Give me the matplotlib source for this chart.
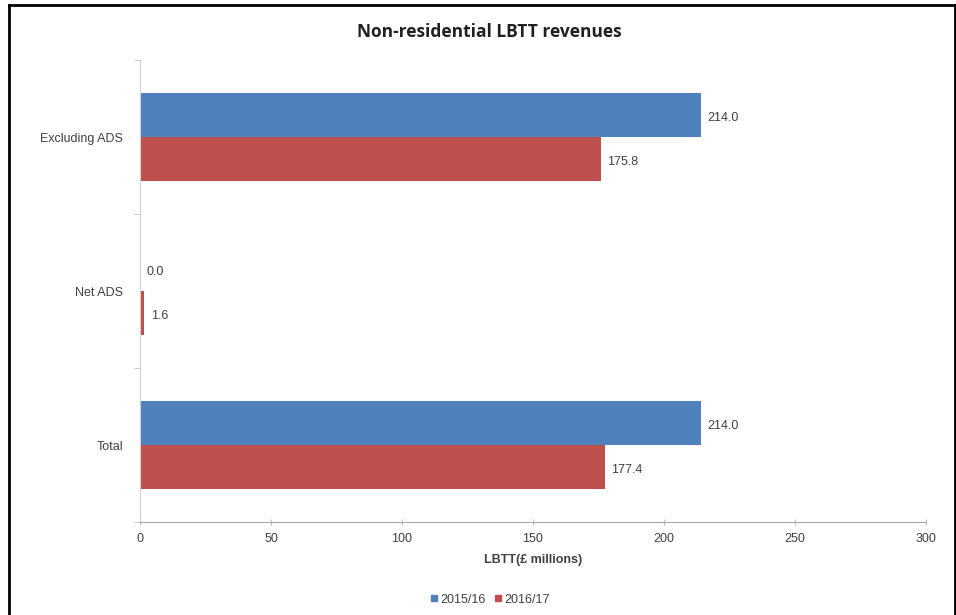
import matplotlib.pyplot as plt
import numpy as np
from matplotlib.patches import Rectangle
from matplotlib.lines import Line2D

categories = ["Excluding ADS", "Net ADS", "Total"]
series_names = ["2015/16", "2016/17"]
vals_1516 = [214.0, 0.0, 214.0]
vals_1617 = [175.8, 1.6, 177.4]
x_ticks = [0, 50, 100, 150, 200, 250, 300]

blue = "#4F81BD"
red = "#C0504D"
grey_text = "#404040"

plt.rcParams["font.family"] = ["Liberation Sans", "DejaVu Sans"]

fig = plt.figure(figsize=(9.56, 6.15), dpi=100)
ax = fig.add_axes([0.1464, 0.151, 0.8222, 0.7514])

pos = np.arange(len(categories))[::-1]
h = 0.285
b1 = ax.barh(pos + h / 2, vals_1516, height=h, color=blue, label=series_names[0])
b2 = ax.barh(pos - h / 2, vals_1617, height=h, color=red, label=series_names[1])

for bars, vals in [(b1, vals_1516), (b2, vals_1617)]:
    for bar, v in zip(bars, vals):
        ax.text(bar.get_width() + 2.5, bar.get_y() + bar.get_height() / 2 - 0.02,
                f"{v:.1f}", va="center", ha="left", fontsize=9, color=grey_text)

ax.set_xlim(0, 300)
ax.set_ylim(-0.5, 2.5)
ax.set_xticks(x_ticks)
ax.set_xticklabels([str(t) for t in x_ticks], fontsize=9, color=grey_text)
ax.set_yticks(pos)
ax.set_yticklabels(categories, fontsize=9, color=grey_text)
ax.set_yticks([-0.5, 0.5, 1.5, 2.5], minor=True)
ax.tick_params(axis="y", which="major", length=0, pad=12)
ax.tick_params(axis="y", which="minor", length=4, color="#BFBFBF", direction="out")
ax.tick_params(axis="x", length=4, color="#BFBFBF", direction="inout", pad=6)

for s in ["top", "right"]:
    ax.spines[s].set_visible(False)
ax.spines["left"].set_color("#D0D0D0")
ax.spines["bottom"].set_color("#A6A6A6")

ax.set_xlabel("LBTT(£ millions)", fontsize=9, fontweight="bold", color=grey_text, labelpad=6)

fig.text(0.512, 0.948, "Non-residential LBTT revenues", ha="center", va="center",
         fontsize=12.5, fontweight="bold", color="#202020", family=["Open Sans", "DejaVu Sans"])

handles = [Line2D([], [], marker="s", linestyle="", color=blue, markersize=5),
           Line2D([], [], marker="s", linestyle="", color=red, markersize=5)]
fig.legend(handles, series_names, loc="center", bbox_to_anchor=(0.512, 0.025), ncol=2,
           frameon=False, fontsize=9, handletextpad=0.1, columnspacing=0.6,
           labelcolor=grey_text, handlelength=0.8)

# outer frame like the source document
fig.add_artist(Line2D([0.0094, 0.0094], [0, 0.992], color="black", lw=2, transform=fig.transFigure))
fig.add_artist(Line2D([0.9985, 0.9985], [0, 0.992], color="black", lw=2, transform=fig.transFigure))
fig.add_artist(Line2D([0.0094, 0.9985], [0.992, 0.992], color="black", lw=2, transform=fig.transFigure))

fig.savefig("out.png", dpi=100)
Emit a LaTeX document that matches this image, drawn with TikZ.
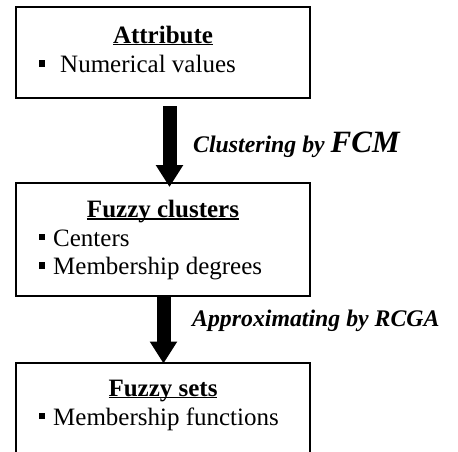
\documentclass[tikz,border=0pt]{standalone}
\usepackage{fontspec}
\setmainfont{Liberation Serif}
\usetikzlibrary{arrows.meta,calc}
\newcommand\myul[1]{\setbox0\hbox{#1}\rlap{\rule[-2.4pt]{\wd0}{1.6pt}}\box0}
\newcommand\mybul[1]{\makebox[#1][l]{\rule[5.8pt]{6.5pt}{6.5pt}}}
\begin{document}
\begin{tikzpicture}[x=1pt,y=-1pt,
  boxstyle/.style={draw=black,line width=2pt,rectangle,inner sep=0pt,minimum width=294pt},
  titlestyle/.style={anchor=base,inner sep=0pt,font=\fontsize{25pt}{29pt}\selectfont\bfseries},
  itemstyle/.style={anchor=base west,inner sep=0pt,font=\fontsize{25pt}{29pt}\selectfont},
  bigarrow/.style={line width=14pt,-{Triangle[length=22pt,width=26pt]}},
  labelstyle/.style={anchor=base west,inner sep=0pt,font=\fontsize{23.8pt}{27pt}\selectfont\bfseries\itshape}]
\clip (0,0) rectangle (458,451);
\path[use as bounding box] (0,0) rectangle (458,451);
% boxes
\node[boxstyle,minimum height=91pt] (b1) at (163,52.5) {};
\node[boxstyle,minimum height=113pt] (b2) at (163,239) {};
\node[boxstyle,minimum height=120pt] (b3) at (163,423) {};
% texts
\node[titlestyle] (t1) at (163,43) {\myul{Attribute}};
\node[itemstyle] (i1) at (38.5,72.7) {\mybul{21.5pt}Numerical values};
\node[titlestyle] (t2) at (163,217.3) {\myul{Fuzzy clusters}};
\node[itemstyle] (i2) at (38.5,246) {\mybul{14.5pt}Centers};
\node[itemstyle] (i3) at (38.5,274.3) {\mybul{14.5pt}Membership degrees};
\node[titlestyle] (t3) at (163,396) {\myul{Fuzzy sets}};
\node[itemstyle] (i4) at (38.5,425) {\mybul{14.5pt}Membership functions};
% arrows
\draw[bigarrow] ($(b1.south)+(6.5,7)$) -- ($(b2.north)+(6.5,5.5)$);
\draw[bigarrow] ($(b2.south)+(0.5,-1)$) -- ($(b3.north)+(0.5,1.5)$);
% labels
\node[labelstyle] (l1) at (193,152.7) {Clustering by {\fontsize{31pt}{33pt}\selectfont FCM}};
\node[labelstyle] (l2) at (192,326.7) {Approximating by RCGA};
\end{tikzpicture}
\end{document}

***

TO DO
Write out the records above exactly as they stand, leaving out every picture.

WRITTEN ANSWER
Give me the matplotlib source for this chart.
import matplotlib.pyplot as plt
import numpy as np
from matplotlib.patches import Rectangle
from matplotlib.lines import Line2D

categories = ["Excluding ADS", "Net ADS", "Total"]
series_names = ["2015/16", "2016/17"]
vals_1516 = [214.0, 0.0, 214.0]
vals_1617 = [175.8, 1.6, 177.4]
x_ticks = [0, 50, 100, 150, 200, 250, 300]

blue = "#4F81BD"
red = "#C0504D"
grey_text = "#404040"

plt.rcParams["font.family"] = ["Liberation Sans", "DejaVu Sans"]

fig = plt.figure(figsize=(9.56, 6.15), dpi=100)
ax = fig.add_axes([0.1464, 0.151, 0.8222, 0.7514])

pos = np.arange(len(categories))[::-1]
h = 0.285
b1 = ax.barh(pos + h / 2, vals_1516, height=h, color=blue, label=series_names[0])
b2 = ax.barh(pos - h / 2, vals_1617, height=h, color=red, label=series_names[1])

for bars, vals in [(b1, vals_1516), (b2, vals_1617)]:
    for bar, v in zip(bars, vals):
        ax.text(bar.get_width() + 2.5, bar.get_y() + bar.get_height() / 2 - 0.02,
                f"{v:.1f}", va="center", ha="left", fontsize=9, color=grey_text)

ax.set_xlim(0, 300)
ax.set_ylim(-0.5, 2.5)
ax.set_xticks(x_ticks)
ax.set_xticklabels([str(t) for t in x_ticks], fontsize=9, color=grey_text)
ax.set_yticks(pos)
ax.set_yticklabels(categories, fontsize=9, color=grey_text)
ax.set_yticks([-0.5, 0.5, 1.5, 2.5], minor=True)
ax.tick_params(axis="y", which="major", length=0, pad=12)
ax.tick_params(axis="y", which="minor", length=4, color="#BFBFBF", direction="out")
ax.tick_params(axis="x", length=4, color="#BFBFBF", direction="inout", pad=6)

for s in ["top", "right"]:
    ax.spines[s].set_visible(False)
ax.spines["left"].set_color("#D0D0D0")
ax.spines["bottom"].set_color("#A6A6A6")

ax.set_xlabel("LBTT(£ millions)", fontsize=9, fontweight="bold", color=grey_text, labelpad=6)

fig.text(0.512, 0.948, "Non-residential LBTT revenues", ha="center", va="center",
         fontsize=12.5, fontweight="bold", color="#202020", family=["Open Sans", "DejaVu Sans"])

handles = [Line2D([], [], marker="s", linestyle="", color=blue, markersize=5),
           Line2D([], [], marker="s", linestyle="", color=red, markersize=5)]
fig.legend(handles, series_names, loc="center", bbox_to_anchor=(0.512, 0.025), ncol=2,
           frameon=False, fontsize=9, handletextpad=0.1, columnspacing=0.6,
           labelcolor=grey_text, handlelength=0.8)

# outer frame like the source document
fig.add_artist(Line2D([0.0094, 0.0094], [0, 0.992], color="black", lw=2, transform=fig.transFigure))
fig.add_artist(Line2D([0.9985, 0.9985], [0, 0.992], color="black", lw=2, transform=fig.transFigure))
fig.add_artist(Line2D([0.0094, 0.9985], [0.992, 0.992], color="black", lw=2, transform=fig.transFigure))

fig.savefig("out.png", dpi=100)
Emit a LaTeX document that matches this image, drawn with TikZ.
\documentclass[tikz,border=0pt]{standalone}
\usepackage{fontspec}
\setmainfont{Liberation Serif}
\usetikzlibrary{arrows.meta,calc}
\newcommand\myul[1]{\setbox0\hbox{#1}\rlap{\rule[-2.4pt]{\wd0}{1.6pt}}\box0}
\newcommand\mybul[1]{\makebox[#1][l]{\rule[5.8pt]{6.5pt}{6.5pt}}}
\begin{document}
\begin{tikzpicture}[x=1pt,y=-1pt,
  boxstyle/.style={draw=black,line width=2pt,rectangle,inner sep=0pt,minimum width=294pt},
  titlestyle/.style={anchor=base,inner sep=0pt,font=\fontsize{25pt}{29pt}\selectfont\bfseries},
  itemstyle/.style={anchor=base west,inner sep=0pt,font=\fontsize{25pt}{29pt}\selectfont},
  bigarrow/.style={line width=14pt,-{Triangle[length=22pt,width=26pt]}},
  labelstyle/.style={anchor=base west,inner sep=0pt,font=\fontsize{23.8pt}{27pt}\selectfont\bfseries\itshape}]
\clip (0,0) rectangle (458,451);
\path[use as bounding box] (0,0) rectangle (458,451);
% boxes
\node[boxstyle,minimum height=91pt] (b1) at (163,52.5) {};
\node[boxstyle,minimum height=113pt] (b2) at (163,239) {};
\node[boxstyle,minimum height=120pt] (b3) at (163,423) {};
% texts
\node[titlestyle] (t1) at (163,43) {\myul{Attribute}};
\node[itemstyle] (i1) at (38.5,72.7) {\mybul{21.5pt}Numerical values};
\node[titlestyle] (t2) at (163,217.3) {\myul{Fuzzy clusters}};
\node[itemstyle] (i2) at (38.5,246) {\mybul{14.5pt}Centers};
\node[itemstyle] (i3) at (38.5,274.3) {\mybul{14.5pt}Membership degrees};
\node[titlestyle] (t3) at (163,396) {\myul{Fuzzy sets}};
\node[itemstyle] (i4) at (38.5,425) {\mybul{14.5pt}Membership functions};
% arrows
\draw[bigarrow] ($(b1.south)+(6.5,7)$) -- ($(b2.north)+(6.5,5.5)$);
\draw[bigarrow] ($(b2.south)+(0.5,-1)$) -- ($(b3.north)+(0.5,1.5)$);
% labels
\node[labelstyle] (l1) at (193,152.7) {Clustering by {\fontsize{31pt}{33pt}\selectfont FCM}};
\node[labelstyle] (l2) at (192,326.7) {Approximating by RCGA};
\end{tikzpicture}
\end{document}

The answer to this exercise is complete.